EXERCISE INSTRUCTIONS: Go through the listing and set it down exactly, leaving out its pictures.

** Start DATA SEGMENT **

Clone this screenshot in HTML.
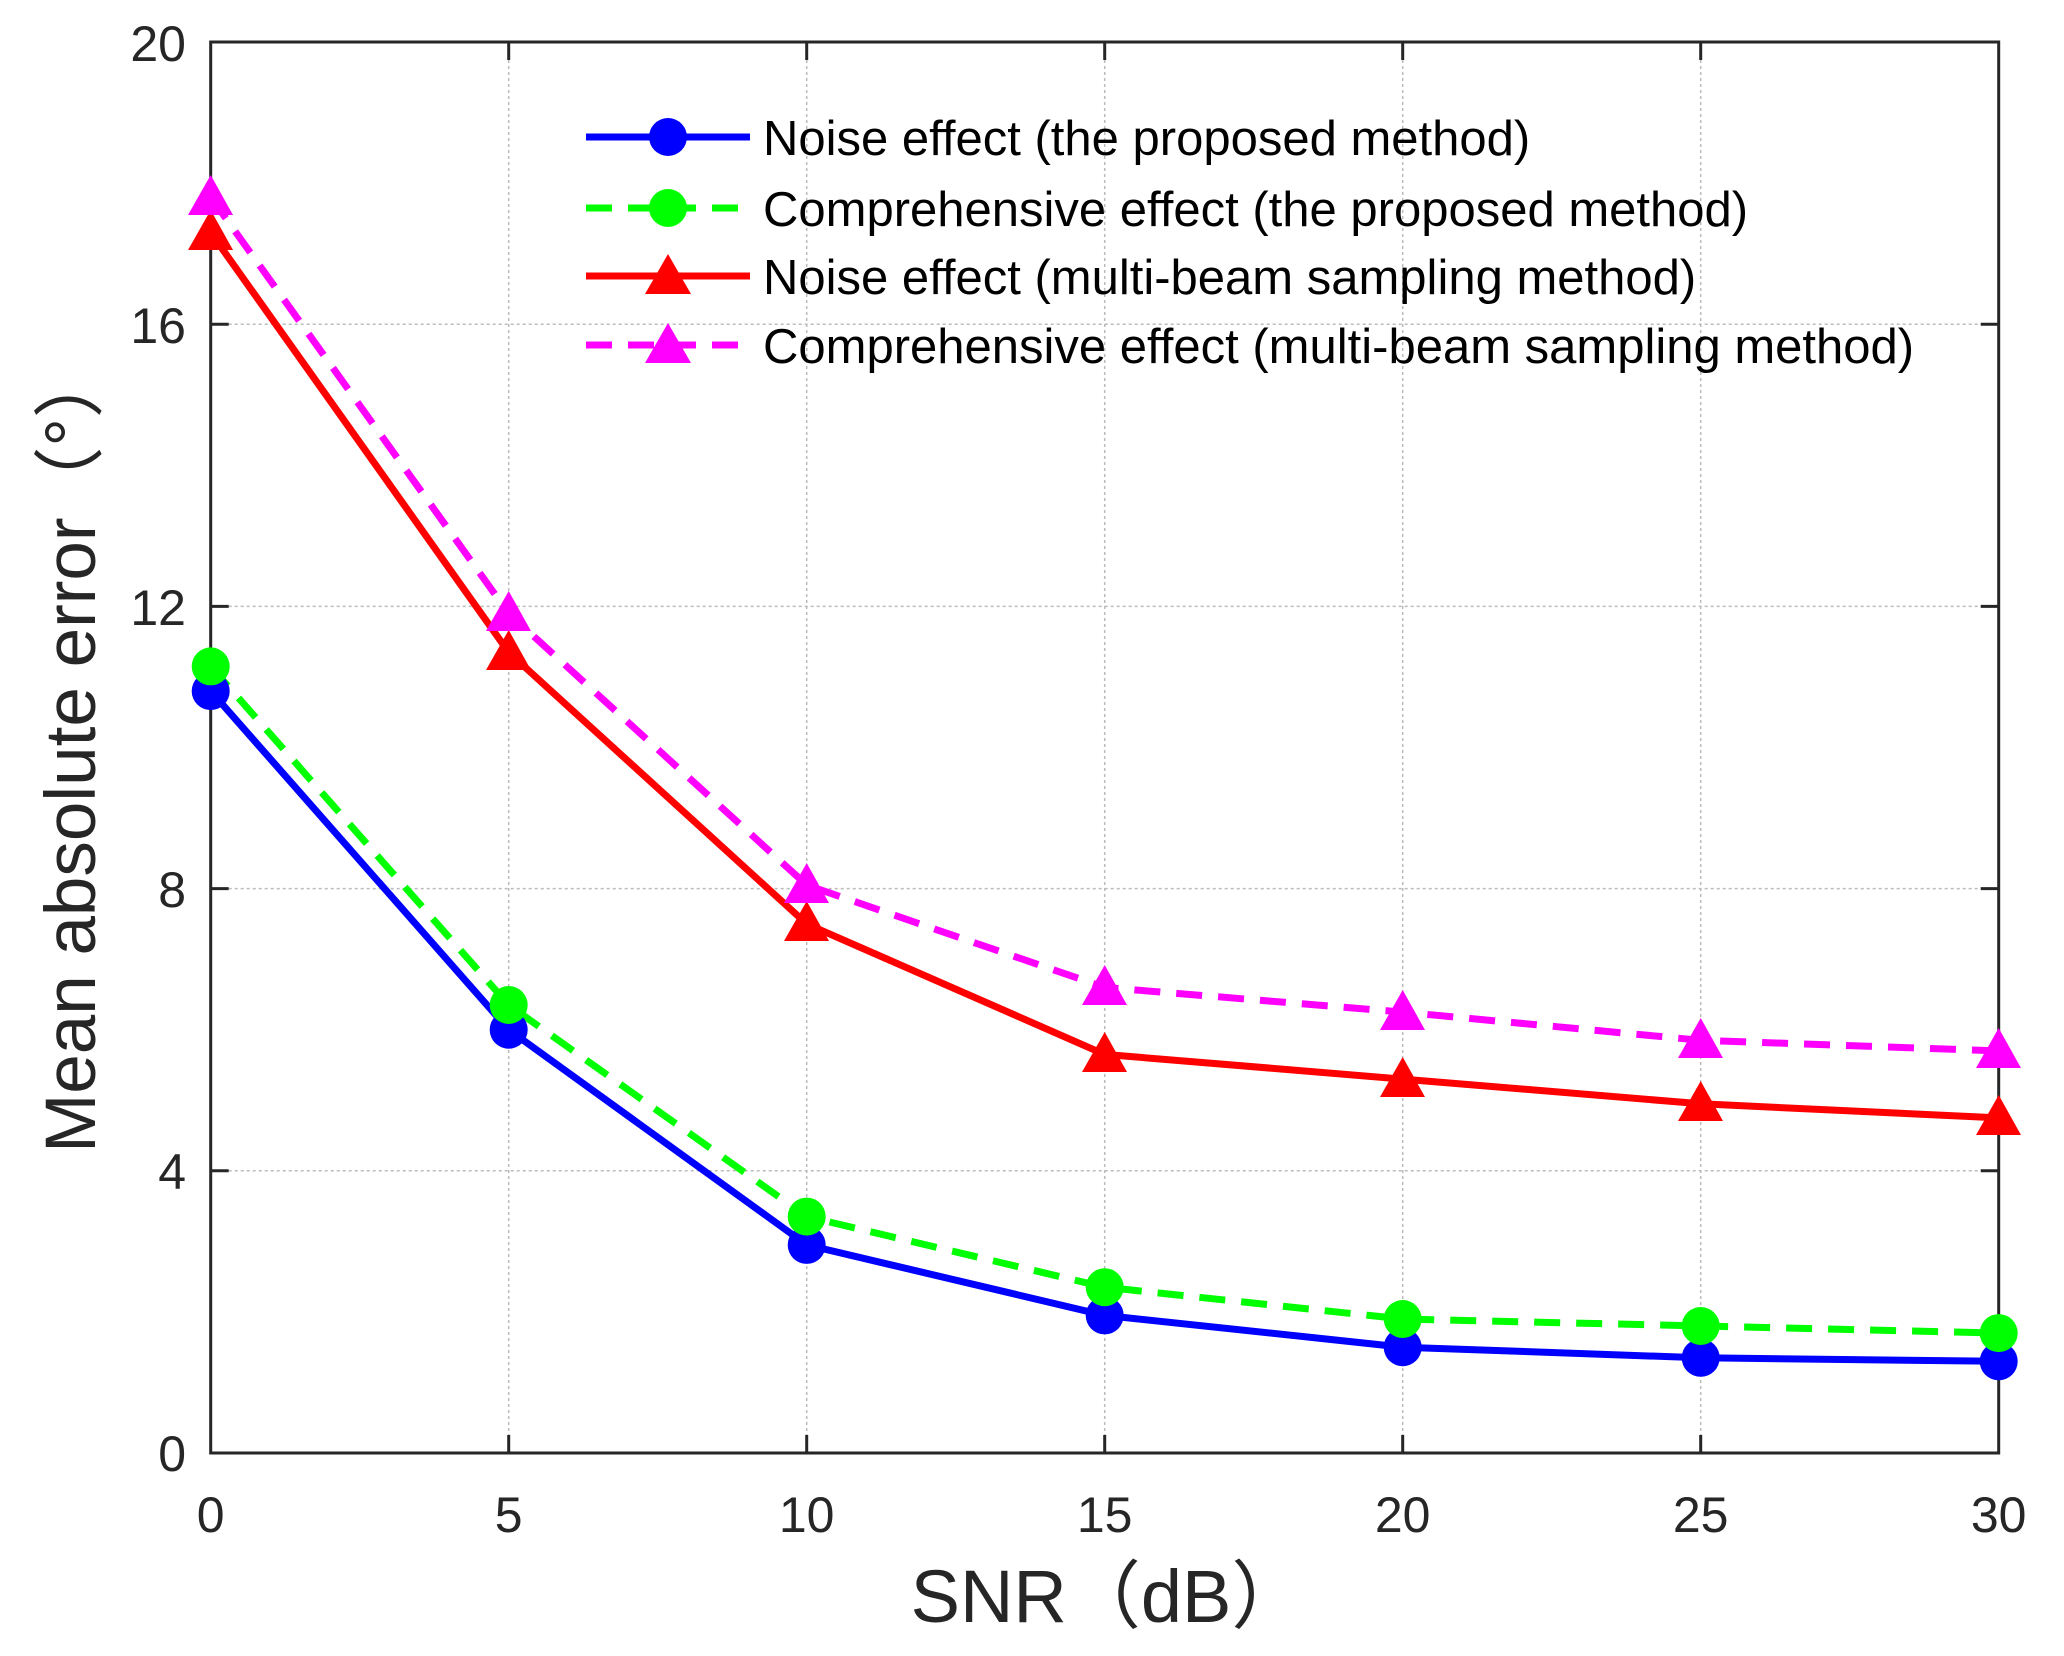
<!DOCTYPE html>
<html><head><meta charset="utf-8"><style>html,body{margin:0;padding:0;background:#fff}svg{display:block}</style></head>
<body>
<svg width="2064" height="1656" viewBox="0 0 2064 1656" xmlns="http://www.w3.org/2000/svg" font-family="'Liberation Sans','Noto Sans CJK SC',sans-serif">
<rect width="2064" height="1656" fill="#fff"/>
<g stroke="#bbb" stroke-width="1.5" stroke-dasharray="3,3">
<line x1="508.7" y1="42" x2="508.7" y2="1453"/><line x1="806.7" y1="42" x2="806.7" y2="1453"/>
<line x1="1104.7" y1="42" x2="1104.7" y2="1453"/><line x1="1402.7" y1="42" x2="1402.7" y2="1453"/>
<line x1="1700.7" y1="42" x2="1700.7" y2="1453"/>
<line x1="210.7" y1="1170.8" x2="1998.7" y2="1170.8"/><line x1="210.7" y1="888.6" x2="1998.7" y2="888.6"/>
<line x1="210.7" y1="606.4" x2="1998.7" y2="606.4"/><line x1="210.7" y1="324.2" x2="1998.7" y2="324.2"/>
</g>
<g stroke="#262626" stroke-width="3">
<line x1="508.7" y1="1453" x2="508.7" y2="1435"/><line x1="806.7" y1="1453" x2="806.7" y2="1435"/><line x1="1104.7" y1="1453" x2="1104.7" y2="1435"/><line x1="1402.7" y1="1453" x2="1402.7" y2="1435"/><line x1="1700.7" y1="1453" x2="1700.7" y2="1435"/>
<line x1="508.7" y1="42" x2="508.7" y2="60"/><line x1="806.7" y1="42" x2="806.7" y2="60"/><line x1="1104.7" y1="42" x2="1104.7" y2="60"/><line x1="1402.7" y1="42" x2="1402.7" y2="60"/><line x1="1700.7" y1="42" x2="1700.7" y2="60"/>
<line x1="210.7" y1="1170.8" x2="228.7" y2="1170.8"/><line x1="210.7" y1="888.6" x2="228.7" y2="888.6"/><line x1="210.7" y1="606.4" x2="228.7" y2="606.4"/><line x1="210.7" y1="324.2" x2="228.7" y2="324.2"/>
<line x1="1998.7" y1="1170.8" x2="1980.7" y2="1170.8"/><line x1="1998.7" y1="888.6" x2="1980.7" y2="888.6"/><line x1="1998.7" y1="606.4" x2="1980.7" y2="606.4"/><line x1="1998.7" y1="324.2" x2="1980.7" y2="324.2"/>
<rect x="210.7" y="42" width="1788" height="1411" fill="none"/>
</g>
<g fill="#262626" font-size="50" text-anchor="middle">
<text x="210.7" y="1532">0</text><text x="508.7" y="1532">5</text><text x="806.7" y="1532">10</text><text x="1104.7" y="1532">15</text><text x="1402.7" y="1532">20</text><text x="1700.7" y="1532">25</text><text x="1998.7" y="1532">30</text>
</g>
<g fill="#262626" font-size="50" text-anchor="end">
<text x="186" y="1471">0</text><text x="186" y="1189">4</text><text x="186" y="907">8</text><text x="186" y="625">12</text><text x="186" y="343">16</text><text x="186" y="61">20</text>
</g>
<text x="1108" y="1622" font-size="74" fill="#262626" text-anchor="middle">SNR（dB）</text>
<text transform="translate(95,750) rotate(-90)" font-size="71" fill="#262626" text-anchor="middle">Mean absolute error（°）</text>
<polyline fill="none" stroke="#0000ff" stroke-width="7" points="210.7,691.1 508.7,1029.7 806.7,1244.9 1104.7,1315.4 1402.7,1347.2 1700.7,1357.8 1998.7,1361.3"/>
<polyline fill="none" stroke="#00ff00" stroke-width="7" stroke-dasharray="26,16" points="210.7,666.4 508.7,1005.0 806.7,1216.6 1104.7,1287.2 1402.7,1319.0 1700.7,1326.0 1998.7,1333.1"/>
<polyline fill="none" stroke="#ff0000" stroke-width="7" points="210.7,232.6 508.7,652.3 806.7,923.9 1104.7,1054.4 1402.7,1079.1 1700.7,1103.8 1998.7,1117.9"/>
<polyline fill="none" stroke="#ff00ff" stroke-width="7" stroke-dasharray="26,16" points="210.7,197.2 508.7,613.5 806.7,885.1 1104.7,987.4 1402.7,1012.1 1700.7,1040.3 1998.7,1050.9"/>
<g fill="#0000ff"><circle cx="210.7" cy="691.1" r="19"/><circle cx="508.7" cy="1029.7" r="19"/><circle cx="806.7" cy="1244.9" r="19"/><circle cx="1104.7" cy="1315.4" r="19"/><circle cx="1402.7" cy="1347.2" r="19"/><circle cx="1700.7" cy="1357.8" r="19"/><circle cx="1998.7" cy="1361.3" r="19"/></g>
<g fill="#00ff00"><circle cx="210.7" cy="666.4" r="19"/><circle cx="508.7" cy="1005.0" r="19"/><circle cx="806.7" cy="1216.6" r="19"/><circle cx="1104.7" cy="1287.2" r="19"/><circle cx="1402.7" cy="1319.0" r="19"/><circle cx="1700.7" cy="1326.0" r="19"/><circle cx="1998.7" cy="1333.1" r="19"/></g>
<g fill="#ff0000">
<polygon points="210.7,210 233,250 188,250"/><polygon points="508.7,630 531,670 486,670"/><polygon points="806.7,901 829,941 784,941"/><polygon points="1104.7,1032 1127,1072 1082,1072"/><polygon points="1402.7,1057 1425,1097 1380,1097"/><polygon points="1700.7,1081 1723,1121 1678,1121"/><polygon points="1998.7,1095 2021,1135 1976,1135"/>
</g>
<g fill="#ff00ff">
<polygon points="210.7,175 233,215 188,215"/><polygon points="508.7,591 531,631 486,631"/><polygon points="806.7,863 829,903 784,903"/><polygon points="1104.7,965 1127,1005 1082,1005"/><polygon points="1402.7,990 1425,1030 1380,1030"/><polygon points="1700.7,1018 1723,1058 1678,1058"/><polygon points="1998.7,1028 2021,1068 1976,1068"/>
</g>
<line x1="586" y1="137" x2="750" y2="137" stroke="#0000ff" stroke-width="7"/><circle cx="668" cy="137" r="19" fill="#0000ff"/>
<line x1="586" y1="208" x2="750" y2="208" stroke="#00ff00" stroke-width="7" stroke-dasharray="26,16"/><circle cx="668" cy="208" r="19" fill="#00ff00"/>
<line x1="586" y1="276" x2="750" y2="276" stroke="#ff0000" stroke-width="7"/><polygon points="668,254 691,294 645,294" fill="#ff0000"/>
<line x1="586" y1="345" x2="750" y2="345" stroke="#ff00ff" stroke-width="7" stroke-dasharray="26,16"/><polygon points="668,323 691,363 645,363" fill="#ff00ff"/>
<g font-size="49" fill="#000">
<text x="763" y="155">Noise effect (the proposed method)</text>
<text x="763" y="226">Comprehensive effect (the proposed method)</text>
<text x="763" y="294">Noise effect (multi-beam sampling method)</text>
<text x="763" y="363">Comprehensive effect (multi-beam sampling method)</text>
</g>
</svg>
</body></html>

** End DATA SEGMENT **

SOLUTION TO THIS TASK:
Clone this screenshot in HTML.
<!DOCTYPE html>
<html><head><meta charset="utf-8"><style>html,body{margin:0;padding:0;background:#fff}svg{display:block}</style></head>
<body>
<svg width="2064" height="1656" viewBox="0 0 2064 1656" xmlns="http://www.w3.org/2000/svg" font-family="'Liberation Sans','Noto Sans CJK SC',sans-serif">
<rect width="2064" height="1656" fill="#fff"/>
<g stroke="#bbb" stroke-width="1.5" stroke-dasharray="3,3">
<line x1="508.7" y1="42" x2="508.7" y2="1453"/><line x1="806.7" y1="42" x2="806.7" y2="1453"/>
<line x1="1104.7" y1="42" x2="1104.7" y2="1453"/><line x1="1402.7" y1="42" x2="1402.7" y2="1453"/>
<line x1="1700.7" y1="42" x2="1700.7" y2="1453"/>
<line x1="210.7" y1="1170.8" x2="1998.7" y2="1170.8"/><line x1="210.7" y1="888.6" x2="1998.7" y2="888.6"/>
<line x1="210.7" y1="606.4" x2="1998.7" y2="606.4"/><line x1="210.7" y1="324.2" x2="1998.7" y2="324.2"/>
</g>
<g stroke="#262626" stroke-width="3">
<line x1="508.7" y1="1453" x2="508.7" y2="1435"/><line x1="806.7" y1="1453" x2="806.7" y2="1435"/><line x1="1104.7" y1="1453" x2="1104.7" y2="1435"/><line x1="1402.7" y1="1453" x2="1402.7" y2="1435"/><line x1="1700.7" y1="1453" x2="1700.7" y2="1435"/>
<line x1="508.7" y1="42" x2="508.7" y2="60"/><line x1="806.7" y1="42" x2="806.7" y2="60"/><line x1="1104.7" y1="42" x2="1104.7" y2="60"/><line x1="1402.7" y1="42" x2="1402.7" y2="60"/><line x1="1700.7" y1="42" x2="1700.7" y2="60"/>
<line x1="210.7" y1="1170.8" x2="228.7" y2="1170.8"/><line x1="210.7" y1="888.6" x2="228.7" y2="888.6"/><line x1="210.7" y1="606.4" x2="228.7" y2="606.4"/><line x1="210.7" y1="324.2" x2="228.7" y2="324.2"/>
<line x1="1998.7" y1="1170.8" x2="1980.7" y2="1170.8"/><line x1="1998.7" y1="888.6" x2="1980.7" y2="888.6"/><line x1="1998.7" y1="606.4" x2="1980.7" y2="606.4"/><line x1="1998.7" y1="324.2" x2="1980.7" y2="324.2"/>
<rect x="210.7" y="42" width="1788" height="1411" fill="none"/>
</g>
<g fill="#262626" font-size="50" text-anchor="middle">
<text x="210.7" y="1532">0</text><text x="508.7" y="1532">5</text><text x="806.7" y="1532">10</text><text x="1104.7" y="1532">15</text><text x="1402.7" y="1532">20</text><text x="1700.7" y="1532">25</text><text x="1998.7" y="1532">30</text>
</g>
<g fill="#262626" font-size="50" text-anchor="end">
<text x="186" y="1471">0</text><text x="186" y="1189">4</text><text x="186" y="907">8</text><text x="186" y="625">12</text><text x="186" y="343">16</text><text x="186" y="61">20</text>
</g>
<text x="1108" y="1622" font-size="74" fill="#262626" text-anchor="middle">SNR（dB）</text>
<text transform="translate(95,750) rotate(-90)" font-size="71" fill="#262626" text-anchor="middle">Mean absolute error（°）</text>
<polyline fill="none" stroke="#0000ff" stroke-width="7" points="210.7,691.1 508.7,1029.7 806.7,1244.9 1104.7,1315.4 1402.7,1347.2 1700.7,1357.8 1998.7,1361.3"/>
<polyline fill="none" stroke="#00ff00" stroke-width="7" stroke-dasharray="26,16" points="210.7,666.4 508.7,1005.0 806.7,1216.6 1104.7,1287.2 1402.7,1319.0 1700.7,1326.0 1998.7,1333.1"/>
<polyline fill="none" stroke="#ff0000" stroke-width="7" points="210.7,232.6 508.7,652.3 806.7,923.9 1104.7,1054.4 1402.7,1079.1 1700.7,1103.8 1998.7,1117.9"/>
<polyline fill="none" stroke="#ff00ff" stroke-width="7" stroke-dasharray="26,16" points="210.7,197.2 508.7,613.5 806.7,885.1 1104.7,987.4 1402.7,1012.1 1700.7,1040.3 1998.7,1050.9"/>
<g fill="#0000ff"><circle cx="210.7" cy="691.1" r="19"/><circle cx="508.7" cy="1029.7" r="19"/><circle cx="806.7" cy="1244.9" r="19"/><circle cx="1104.7" cy="1315.4" r="19"/><circle cx="1402.7" cy="1347.2" r="19"/><circle cx="1700.7" cy="1357.8" r="19"/><circle cx="1998.7" cy="1361.3" r="19"/></g>
<g fill="#00ff00"><circle cx="210.7" cy="666.4" r="19"/><circle cx="508.7" cy="1005.0" r="19"/><circle cx="806.7" cy="1216.6" r="19"/><circle cx="1104.7" cy="1287.2" r="19"/><circle cx="1402.7" cy="1319.0" r="19"/><circle cx="1700.7" cy="1326.0" r="19"/><circle cx="1998.7" cy="1333.1" r="19"/></g>
<g fill="#ff0000">
<polygon points="210.7,210 233,250 188,250"/><polygon points="508.7,630 531,670 486,670"/><polygon points="806.7,901 829,941 784,941"/><polygon points="1104.7,1032 1127,1072 1082,1072"/><polygon points="1402.7,1057 1425,1097 1380,1097"/><polygon points="1700.7,1081 1723,1121 1678,1121"/><polygon points="1998.7,1095 2021,1135 1976,1135"/>
</g>
<g fill="#ff00ff">
<polygon points="210.7,175 233,215 188,215"/><polygon points="508.7,591 531,631 486,631"/><polygon points="806.7,863 829,903 784,903"/><polygon points="1104.7,965 1127,1005 1082,1005"/><polygon points="1402.7,990 1425,1030 1380,1030"/><polygon points="1700.7,1018 1723,1058 1678,1058"/><polygon points="1998.7,1028 2021,1068 1976,1068"/>
</g>
<line x1="586" y1="137" x2="750" y2="137" stroke="#0000ff" stroke-width="7"/><circle cx="668" cy="137" r="19" fill="#0000ff"/>
<line x1="586" y1="208" x2="750" y2="208" stroke="#00ff00" stroke-width="7" stroke-dasharray="26,16"/><circle cx="668" cy="208" r="19" fill="#00ff00"/>
<line x1="586" y1="276" x2="750" y2="276" stroke="#ff0000" stroke-width="7"/><polygon points="668,254 691,294 645,294" fill="#ff0000"/>
<line x1="586" y1="345" x2="750" y2="345" stroke="#ff00ff" stroke-width="7" stroke-dasharray="26,16"/><polygon points="668,323 691,363 645,363" fill="#ff00ff"/>
<g font-size="49" fill="#000">
<text x="763" y="155">Noise effect (the proposed method)</text>
<text x="763" y="226">Comprehensive effect (the proposed method)</text>
<text x="763" y="294">Noise effect (multi-beam sampling method)</text>
<text x="763" y="363">Comprehensive effect (multi-beam sampling method)</text>
</g>
</svg>
</body></html>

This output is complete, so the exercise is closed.